Senior batsman says political unrest should not get in the way of ‘giants’ facing off on cricket pitch.
Senior batsman Younis Khan wants India and Pakistan to set aside their strained relations and resume five-day matches as both are giants of the game.
“It’s my wish to play a Test in Pakistan again, play against India and against all top teams,” Khan told reporters in Abu Dhabi on Thursday. “India and Pakistan are two giants of cricket—one number one and the other number two—so whatever the situation between the two nations it must be forgotten and cricket should be played, people want to watch them play.”
There has been no Test cricket between the two nations since 2007. Bilateral cricket ties were severed in the wake of the 2008 Mumbai attacks, which New Delhi blamed on militants based in Pakistan. Pakistan did tour India in December 2012-January 2013 for a short limited over series but that failed to revive full ties, including Tests.
The two countries have come close to war since last month’s attacks on a military base in India-administered Kashmir, again blamed on militants from Pakistan. Islamabad denies the allegations.
The Board of Control for Cricket in India (BCCI) repeatedly snubbed Pakistan’s calls for resumption of ties in the current scenario. The Pakistan Cricket Board wants BCCI to honor its commitment of six series between 2015-2023 under a Memorandum of Understanding signed in 2014, but linked to Indian government’s clearance.
Under the MoU Pakistan were due to host a series last year and were due in India next year but considering the strained relations there are no signs of immediate cricket between the rivals.
Khan said the situation was deplorable. “Whenever we play India people watch the game with unmatched interest and the game gets good promotion in the region, it should be played and played regularly,” insisted Khan, part of Pakistan’s last Test tour to India in 2007.
The 38-year-old returns for Pakistan in the second Test against the West Indies starting in Abu Dhabi on Friday after missing the first Test—a day-night affair with the pink ball—in Dubai as he was recovering from dengue fever.

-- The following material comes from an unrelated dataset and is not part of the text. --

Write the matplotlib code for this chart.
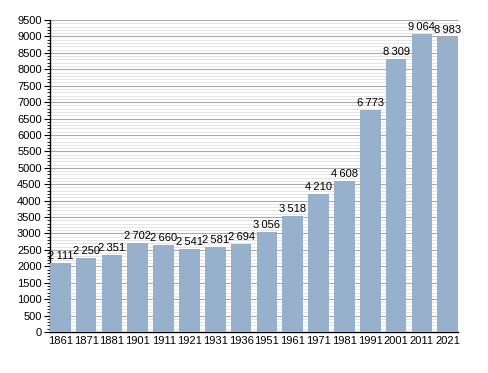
import matplotlib
matplotlib.use("Agg")
import matplotlib.pyplot as plt
from matplotlib.ticker import MultipleLocator

years = ["1861", "1871", "1881", "1901", "1911", "1921", "1931", "1936",
         "1951", "1961", "1971", "1981", "1991", "2001", "2011", "2021"]
population = [2111, 2250, 2351, 2702, 2660, 2541, 2581, 2694,
              3056, 3518, 4210, 4608, 6773, 8309, 9064, 8983]

plt.rcParams['font.family'] = ['Liberation Sans', 'DejaVu Sans']

fig = plt.figure(figsize=(4.88, 3.73), dpi=100)
ax = fig.add_axes([50 / 488, 41 / 373, 408 / 488, 312 / 373])

x = list(range(len(years)))
ax.bar(x, population, width=0.8, color="#97b0cc", zorder=3)

# labels above bars, thin space as thousands separator
for xi, v in zip(x, population):
    txt = f"{v:,}".replace(",", "\u2009")
    ax.text(xi, v + 60, txt, ha="center", va="bottom", fontsize=8, zorder=4)

ax.set_xlim(-0.4, len(years) - 0.6)
ax.set_ylim(0, 9500)
ax.set_xticks(x)
ax.set_xticklabels(years, fontsize=8)
ax.yaxis.set_major_locator(MultipleLocator(500))
ax.yaxis.set_minor_locator(MultipleLocator(100))
ax.tick_params(axis="y", labelsize=8, length=4, width=0.8, pad=2)
ax.tick_params(axis="y", which="minor", length=2, width=0.6)
ax.tick_params(axis="x", length=0, pad=3)

ax.grid(axis="y", which="major", color="#aaaaaa", linewidth=0.8, zorder=0)
ax.grid(axis="y", which="minor", color="#e0e0e0", linewidth=0.6, zorder=0)

for s in ["top", "right"]:
    ax.spines[s].set_visible(False)
ax.spines["left"].set_linewidth(1.0)
ax.spines["bottom"].set_linewidth(1.0)

fig.savefig("out.png", dpi=100)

Khan, Pakistan’s top run-getter in Tests with 9,456, hopes he gets to 10,000 runs in the near future. “I never go after records,” said Khan, who compiled a monumental 218 against England in his last Test at The Oval. “It’s my wish to be in that elite group of 10,000 runs because there is no Pakistani in that group.”
Khan reckons Pakistan’s good showing in Tests have increased support for the five-day format. “People now talk about us as a Test team and people who used to stay away from Tests are now coming back,” he said.